Goal →
Reproduce exactly the lines below, from the first one through the line containing "const eventLabel = '63.8 GeV event';", and omit any pictures.

Material provided →
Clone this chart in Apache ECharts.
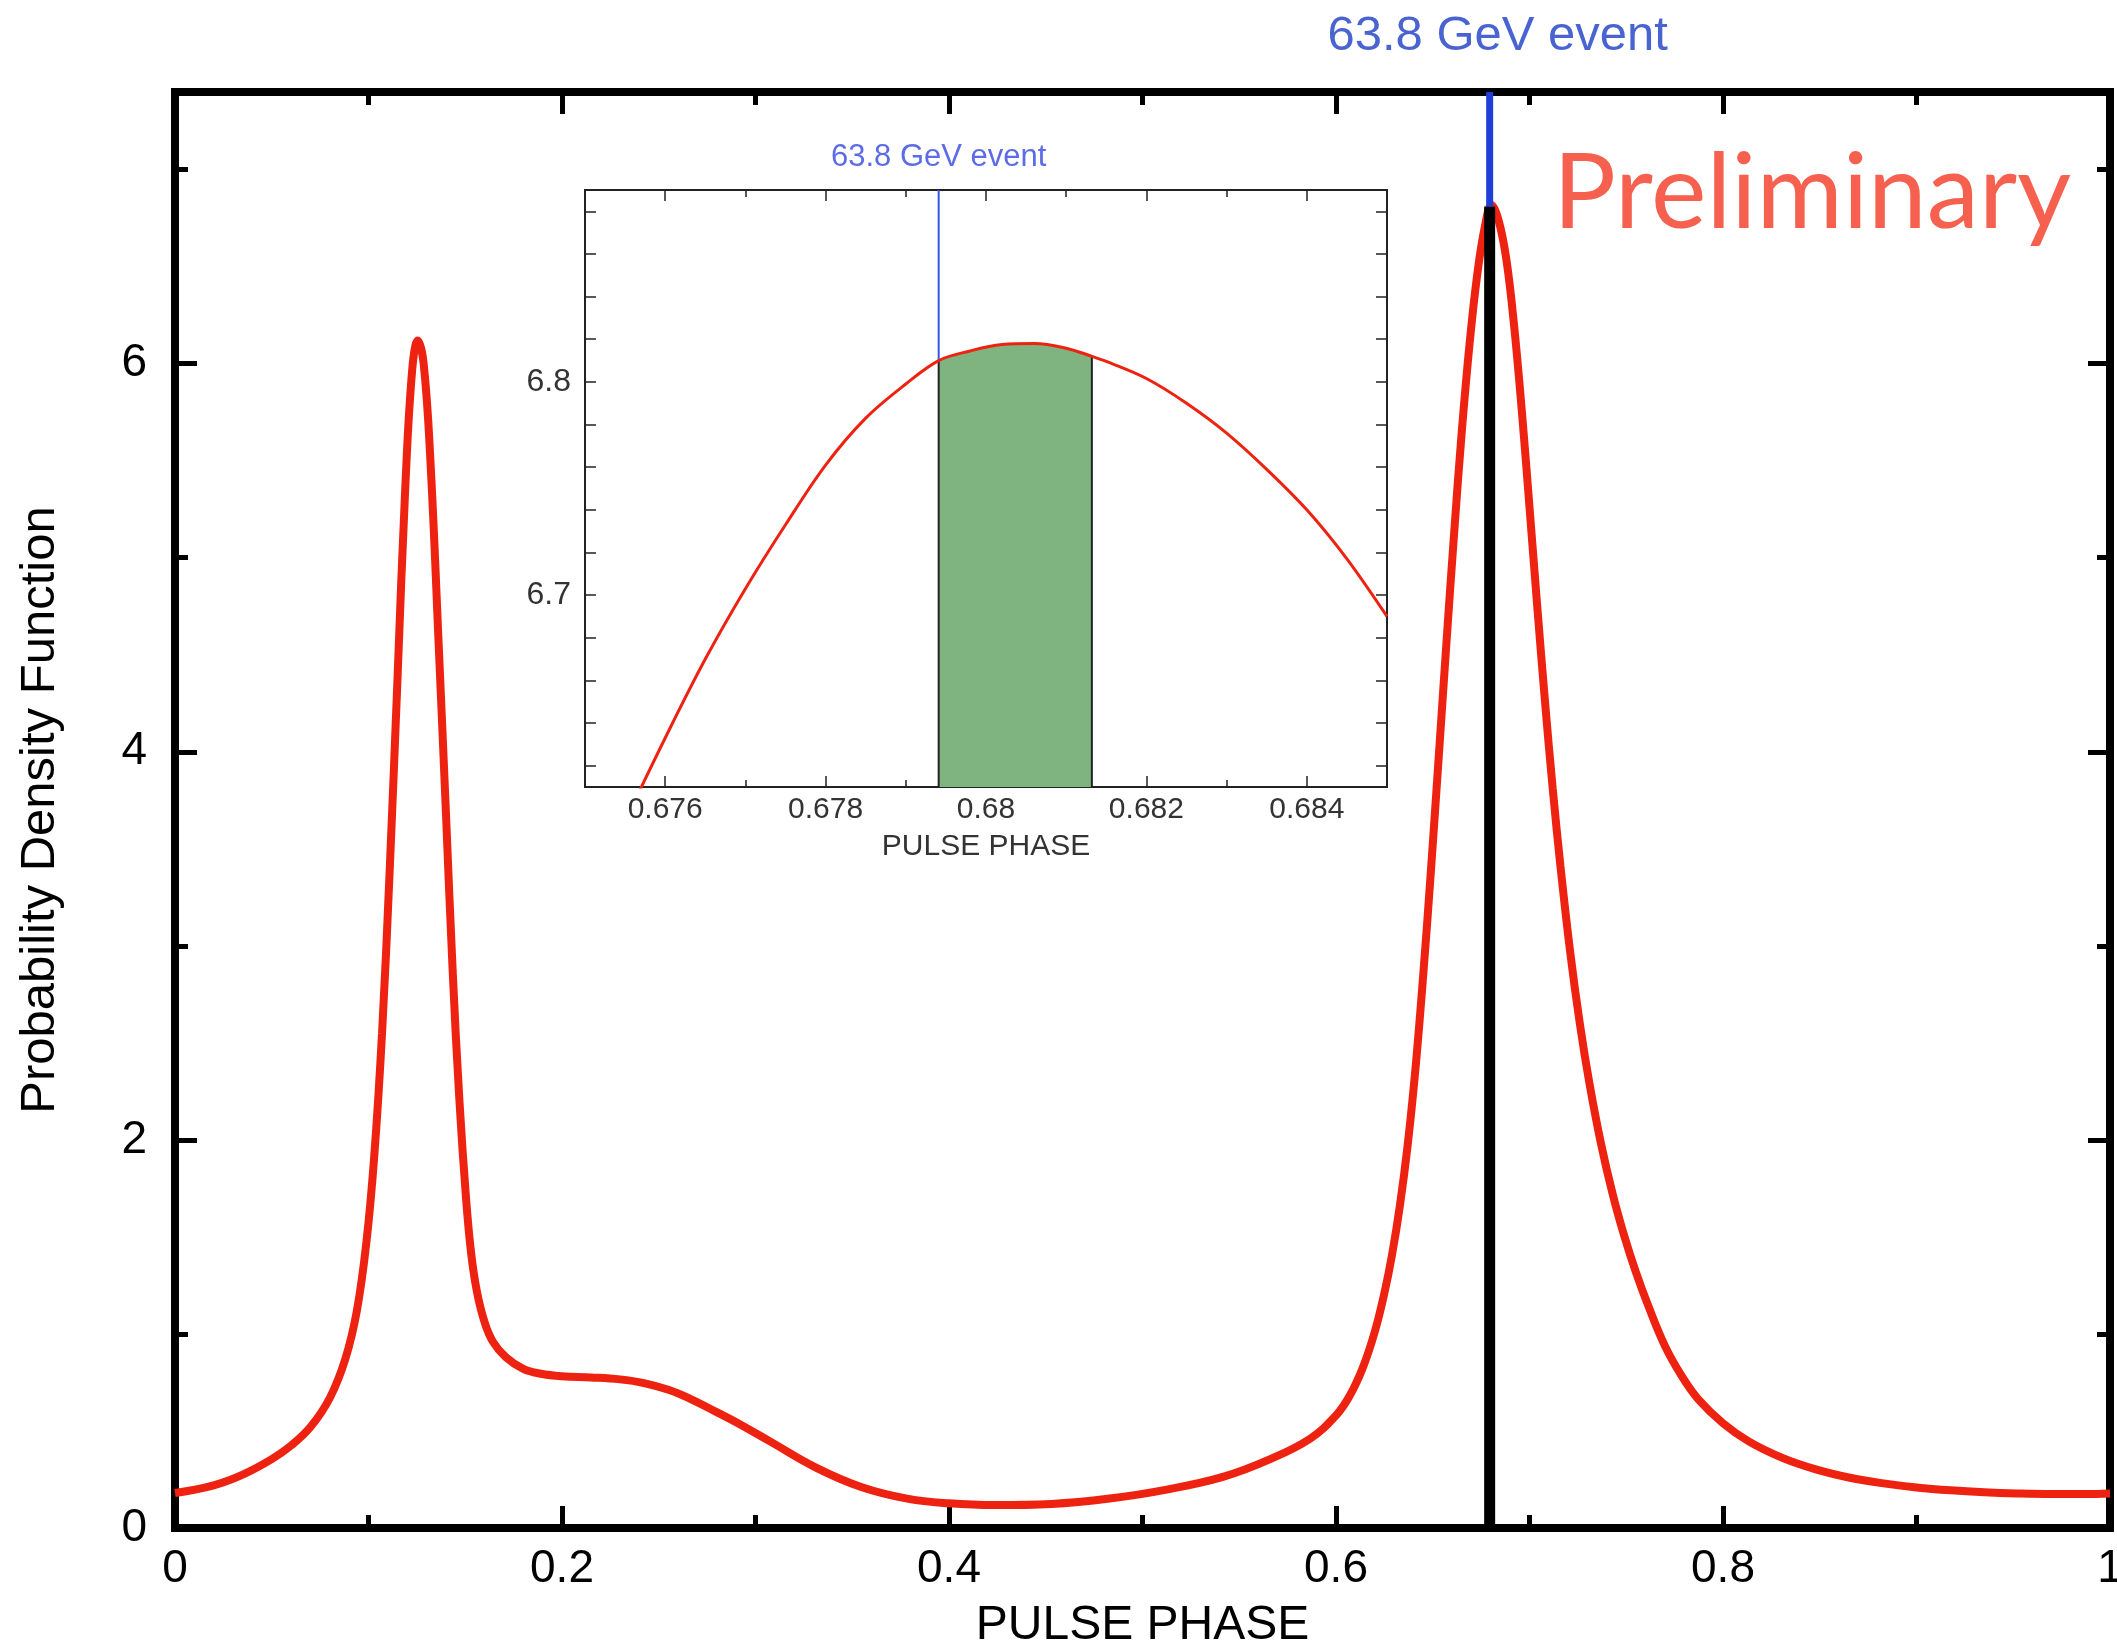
<!DOCTYPE html>
<html><head><meta charset="utf-8">
<script src="https://cdn.jsdelivr.net/npm/echarts@6/dist/echarts.min.js"></script>
<style>html,body{margin:0;padding:0;background:#fff}#c{width:2117px;height:1646px}</style>
</head><body><div id="c"></div>
<script>
// ---- main curve ----
const phase = [0, 0.02, 0.035, 0.05, 0.06, 0.07, 0.08, 0.088, 0.094, 0.099, 0.103, 0.107, 0.111, 0.115, 0.119, 0.1226, 0.1255, 0.1285, 0.132, 0.1365, 0.140, 0.1435, 0.147, 0.1504, 0.153, 0.156, 0.160, 0.1643, 0.171, 0.180, 0.189, 0.200, 0.215, 0.230, 0.2424, 0.255, 0.266, 0.278, 0.290, 0.3077, 0.3315, 0.355, 0.379, 0.400, 0.4234, 0.453, 0.483, 0.5125, 0.542, 0.566, 0.5866, 0.600, 0.607, 0.614, 0.620, 0.625, 0.629, 0.633, 0.637, 0.641, 0.645, 0.649, 0.653, 0.657, 0.661, 0.665, 0.669, 0.673, 0.677, 0.6804, 0.684, 0.688, 0.692, 0.696, 0.700, 0.704, 0.708, 0.712, 0.716, 0.721, 0.726, 0.731, 0.737, 0.743, 0.749, 0.755, 0.7615, 0.7701, 0.7788, 0.7875, 0.800, 0.8135, 0.831, 0.848, 0.8656, 0.883, 0.900, 0.9177, 0.935, 0.952, 0.970, 0.987, 1.0];
const pdf = [0.18, 0.22, 0.275, 0.355, 0.425, 0.52, 0.67, 0.87, 1.12, 1.48, 1.92, 2.55, 3.40, 4.38, 5.36, 5.97, 6.12, 6.00, 5.50, 4.50, 3.69, 2.87, 2.20, 1.70, 1.42, 1.22, 1.06, 0.96, 0.88, 0.82, 0.795, 0.782, 0.776, 0.766, 0.747, 0.712, 0.667, 0.607, 0.545, 0.445, 0.31, 0.21, 0.15, 0.127, 0.118, 0.124, 0.152, 0.198, 0.265, 0.355, 0.46, 0.58, 0.68, 0.83, 1.01, 1.21, 1.41, 1.66, 1.97, 2.36, 2.84, 3.38, 3.96, 4.55, 5.12, 5.65, 6.10, 6.46, 6.71, 6.818, 6.74, 6.54, 6.20, 5.76, 5.26, 4.75, 4.26, 3.81, 3.41, 2.97, 2.60, 2.29, 1.978, 1.72, 1.504, 1.318, 1.142, 0.936, 0.781, 0.66, 0.54, 0.445, 0.36, 0.302, 0.259, 0.23, 0.209, 0.194, 0.184, 0.178, 0.175, 0.175, 0.178];
const xTicks = [0, 0.2, 0.4, 0.6, 0.8, 1];
const xMinorTicks = [0.1, 0.3, 0.5, 0.7, 0.9];
const yTicks = [0, 2, 4, 6];
const yMinorTicks = [1, 3, 5, 7];
const yMax = 7.4;
const eventPhase = 0.67941;
const eventPdf = 6.81;
const eventLabel = '63.8 GeV event';

// ---- inset (zoom on the main peak) ----
const insetPhase = [0.6755, 0.676, 0.6765, 0.677, 0.6775, 0.678, 0.6785, 0.679, 0.67941, 0.6798, 0.6802, 0.6806, 0.681, 0.68132, 0.6815, 0.682, 0.6825, 0.683, 0.6835, 0.684, 0.6845, 0.685];
const insetPdf = [6.594, 6.633, 6.670, 6.703, 6.733, 6.761, 6.783, 6.799, 6.81, 6.8145, 6.8175, 6.818, 6.8158, 6.812, 6.8096, 6.8016, 6.790, 6.776, 6.759, 6.740, 6.717, 6.690];
const bandPhase = [0.67941, 0.6798, 0.6802, 0.6806, 0.681, 0.68132];
const bandPdf = [6.81, 6.8145, 6.8175, 6.818, 6.8158, 6.812];
const insetXRange = [0.675, 0.685];
const insetYRange = [6.61, 6.89];
const insetXTicks = [0.676, 0.678, 0.68, 0.682, 0.684];
const insetXMinor = [0.675, 0.677, 0.679, 0.681, 0.683, 0.685];
const insetYLabels = [6.7, 6.8];
const insetYTicks = [6.62, 6.64, 6.66, 6.68, 6.7, 6.72, 6.74, 6.76, 6.78, 6.8, 6.82, 6.84, 6.86, 6.88];

const FONT = "'Liberation Sans', Arial, Helvetica, sans-serif";
const chart = echarts.init(document.getElementById('c'), null, {renderer: 'canvas'});

function mainX(pos, labels, major) {
  return {
    type: 'value', gridIndex: 0, position: pos, min: 0, max: 1, interval: major ? 0.2 : 0.1,
    axisLine: {show: false, onZero: false}, splitLine: {show: false},
    axisTick: {show: true, inside: true, length: major ? 22 : 13, customValues: major ? xTicks : xMinorTicks,
      lineStyle: {color: '#000', width: 5}},
    axisLabel: {show: labels, customValues: xTicks, fontSize: 46, fontFamily: FONT, color: '#000', margin: 18},
  };
}
function mainY(pos, labels, major) {
  return {
    type: 'value', gridIndex: 0, position: pos, min: 0, max: yMax, interval: major ? 2 : 1,
    axisLine: {show: false, onZero: false}, splitLine: {show: false},
    axisTick: {show: true, inside: true, length: major ? 22 : 13, customValues: major ? yTicks : yMinorTicks,
      lineStyle: {color: '#000', width: 5}},
    axisLabel: {show: labels, customValues: yTicks, fontSize: 46, fontFamily: FONT, color: '#000', margin: 28,
      formatter: v => (yTicks.indexOf(v) >= 0 ? String(v) : '')},
  };
}
function insetX(pos, labels, major) {
  return {
    type: 'value', gridIndex: 1, position: pos, min: insetXRange[0], max: insetXRange[1],
    axisLine: {show: false, onZero: false}, splitLine: {show: false},
    axisTick: {show: true, inside: true, length: major ? 11 : 7, customValues: major ? insetXTicks : insetXMinor,
      lineStyle: {color: '#222', width: 1.5}},
    axisLabel: {show: labels, customValues: insetXTicks, fontSize: 30, fontFamily: FONT, color: '#333', margin: 8},
  };
}
function insetY(pos, labels) {
  return {
    type: 'value', gridIndex: 1, position: pos, min: insetYRange[0], max: insetYRange[1],
    axisLine: {show: false, onZero: false}, splitLine: {show: false},
    axisTick: {show: true, inside: true, length: 11, customValues: insetYTicks, lineStyle: {color: '#222', width: 1.5}},
    axisLabel: {show: labels, customValues: insetYLabels, fontSize: 32, fontFamily: FONT, color: '#333', margin: 14},
  };
}

const xb = mainX('bottom', true, true);
xb.name = 'PULSE PHASE'; xb.nameLocation = 'middle'; xb.nameGap = 74;
xb.nameTextStyle = {fontSize: 48, fontFamily: FONT, color: '#000'};
const yl = mainY('left', true, true);
yl.name = 'Probability Density Function'; yl.nameLocation = 'middle'; yl.nameGap = 110;
yl.nameTextStyle = {fontSize: 49, fontFamily: FONT, color: '#000'};
const ixb = insetX('bottom', true, true);
ixb.name = 'PULSE PHASE'; ixb.nameLocation = 'middle'; ixb.nameGap = 45;
ixb.nameTextStyle = {fontSize: 30, fontFamily: FONT, color: '#333'};

const option = {
  backgroundColor: '#fff',
  animation: false,
  grid: [
    {left: 175, top: 92, width: 1935, height: 1436, show: true, borderColor: '#000', borderWidth: 8,
      backgroundColor: 'transparent', containLabel: false, outerBoundsMode: 'none'},
    {left: 585, top: 190, width: 802, height: 597, show: true, borderColor: '#222', borderWidth: 2,
      backgroundColor: '#fff', containLabel: false, outerBoundsMode: 'none'}
  ],
  xAxis: [xb, mainX('bottom', false, false), mainX('top', false, true), mainX('top', false, false),
          ixb, insetX('bottom', false, false), insetX('top', false, true), insetX('top', false, false)],
  yAxis: [yl, mainY('left', false, false), mainY('right', false, true), mainY('right', false, false),
          insetY('left', true), insetY('right', false)],
  graphic: [{
    type: 'text', left: 1553, top: 142, z: 100,
    style: {text: 'Preliminary', font: "105px Lato, 'Open Sans', sans-serif", fill: '#f6604f'}
  }],
  series: [
    {type: 'line', name: 'PDF', xAxisIndex: 0, yAxisIndex: 0, showSymbol: false, symbol: 'none', smooth: 0.4,
      data: phase.map((p, i) => [p, pdf[i]]), lineStyle: {color: '#ee2211', width: 8}, z: 3},
    {type: 'line', xAxisIndex: 0, yAxisIndex: 0, symbol: 'none',
      data: [[eventPhase, 0], [eventPhase, eventPdf]], lineStyle: {color: '#000', width: 11}, z: 4},
    {type: 'line', xAxisIndex: 0, yAxisIndex: 0, symbol: 'none',
      data: [[eventPhase, eventPdf], [eventPhase, yMax]], lineStyle: {color: '#1f3fd8', width: 7}, z: 4},
    {type: 'scatter', xAxisIndex: 0, yAxisIndex: 0, symbolSize: 2, itemStyle: {color: 'rgba(255,255,255,0)'},
      data: [[eventPhase, yMax]], silent: true, clip: false, z: 10,
      label: {show: true, position: 'top', distance: 30, offset: [8, 0], formatter: eventLabel,
        fontSize: 49, fontFamily: FONT, color: '#1c3cc4'}},
    // inset
    {type: 'line', xAxisIndex: 4, yAxisIndex: 4, symbol: 'none', smooth: 0.35,
      data: bandPhase.map((p, i) => [p, bandPdf[i]]), lineStyle: {width: 0, opacity: 0},
      areaStyle: {color: '#7fb37f', opacity: 1, origin: 'start'}, z: 2},
    {type: 'line', xAxisIndex: 4, yAxisIndex: 4, symbol: 'none',
      data: [[bandPhase[0], insetYRange[0]], [bandPhase[0], bandPdf[0]]], lineStyle: {color: '#222', width: 2}, z: 3},
    {type: 'line', xAxisIndex: 4, yAxisIndex: 4, symbol: 'none',
      data: [[bandPhase[bandPhase.length - 1], insetYRange[0]], [bandPhase[bandPhase.length - 1], bandPdf[bandPdf.length - 1]]],
      lineStyle: {color: '#222', width: 2}, z: 3},
    {type: 'line', xAxisIndex: 4, yAxisIndex: 4, symbol: 'none',
      data: [[eventPhase, eventPdf], [eventPhase, insetYRange[1]]], lineStyle: {color: '#3355ee', width: 2}, z: 3},
    {type: 'line', xAxisIndex: 4, yAxisIndex: 4, symbol: 'none', smooth: 0.35, clip: true,
      data: insetPhase.map((p, i) => [p, insetPdf[i]]), lineStyle: {color: '#ee2211', width: 3}, z: 4},
    {type: 'scatter', xAxisIndex: 4, yAxisIndex: 4, symbolSize: 2, itemStyle: {color: 'rgba(255,255,255,0)'},
      data: [[eventPhase, insetYRange[1]]], silent: true, clip: false, z: 10,
      label: {show: true, position: 'top', distance: 16, formatter: eventLabel,
        fontSize: 31, fontFamily: FONT, color: '#3346e0'}}
  ]
};
chart.setOption(option);
</script></body></html>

Worked answer →
Clone this chart in Apache ECharts.
<!DOCTYPE html>
<html><head><meta charset="utf-8">
<script src="https://cdn.jsdelivr.net/npm/echarts@6/dist/echarts.min.js"></script>
<style>html,body{margin:0;padding:0;background:#fff}#c{width:2117px;height:1646px}</style>
</head><body><div id="c"></div>
<script>
// ---- main curve ----
const phase = [0, 0.02, 0.035, 0.05, 0.06, 0.07, 0.08, 0.088, 0.094, 0.099, 0.103, 0.107, 0.111, 0.115, 0.119, 0.1226, 0.1255, 0.1285, 0.132, 0.1365, 0.140, 0.1435, 0.147, 0.1504, 0.153, 0.156, 0.160, 0.1643, 0.171, 0.180, 0.189, 0.200, 0.215, 0.230, 0.2424, 0.255, 0.266, 0.278, 0.290, 0.3077, 0.3315, 0.355, 0.379, 0.400, 0.4234, 0.453, 0.483, 0.5125, 0.542, 0.566, 0.5866, 0.600, 0.607, 0.614, 0.620, 0.625, 0.629, 0.633, 0.637, 0.641, 0.645, 0.649, 0.653, 0.657, 0.661, 0.665, 0.669, 0.673, 0.677, 0.6804, 0.684, 0.688, 0.692, 0.696, 0.700, 0.704, 0.708, 0.712, 0.716, 0.721, 0.726, 0.731, 0.737, 0.743, 0.749, 0.755, 0.7615, 0.7701, 0.7788, 0.7875, 0.800, 0.8135, 0.831, 0.848, 0.8656, 0.883, 0.900, 0.9177, 0.935, 0.952, 0.970, 0.987, 1.0];
const pdf = [0.18, 0.22, 0.275, 0.355, 0.425, 0.52, 0.67, 0.87, 1.12, 1.48, 1.92, 2.55, 3.40, 4.38, 5.36, 5.97, 6.12, 6.00, 5.50, 4.50, 3.69, 2.87, 2.20, 1.70, 1.42, 1.22, 1.06, 0.96, 0.88, 0.82, 0.795, 0.782, 0.776, 0.766, 0.747, 0.712, 0.667, 0.607, 0.545, 0.445, 0.31, 0.21, 0.15, 0.127, 0.118, 0.124, 0.152, 0.198, 0.265, 0.355, 0.46, 0.58, 0.68, 0.83, 1.01, 1.21, 1.41, 1.66, 1.97, 2.36, 2.84, 3.38, 3.96, 4.55, 5.12, 5.65, 6.10, 6.46, 6.71, 6.818, 6.74, 6.54, 6.20, 5.76, 5.26, 4.75, 4.26, 3.81, 3.41, 2.97, 2.60, 2.29, 1.978, 1.72, 1.504, 1.318, 1.142, 0.936, 0.781, 0.66, 0.54, 0.445, 0.36, 0.302, 0.259, 0.23, 0.209, 0.194, 0.184, 0.178, 0.175, 0.175, 0.178];
const xTicks = [0, 0.2, 0.4, 0.6, 0.8, 1];
const xMinorTicks = [0.1, 0.3, 0.5, 0.7, 0.9];
const yTicks = [0, 2, 4, 6];
const yMinorTicks = [1, 3, 5, 7];
const yMax = 7.4;
const eventPhase = 0.67941;
const eventPdf = 6.81;
const eventLabel = '63.8 GeV event';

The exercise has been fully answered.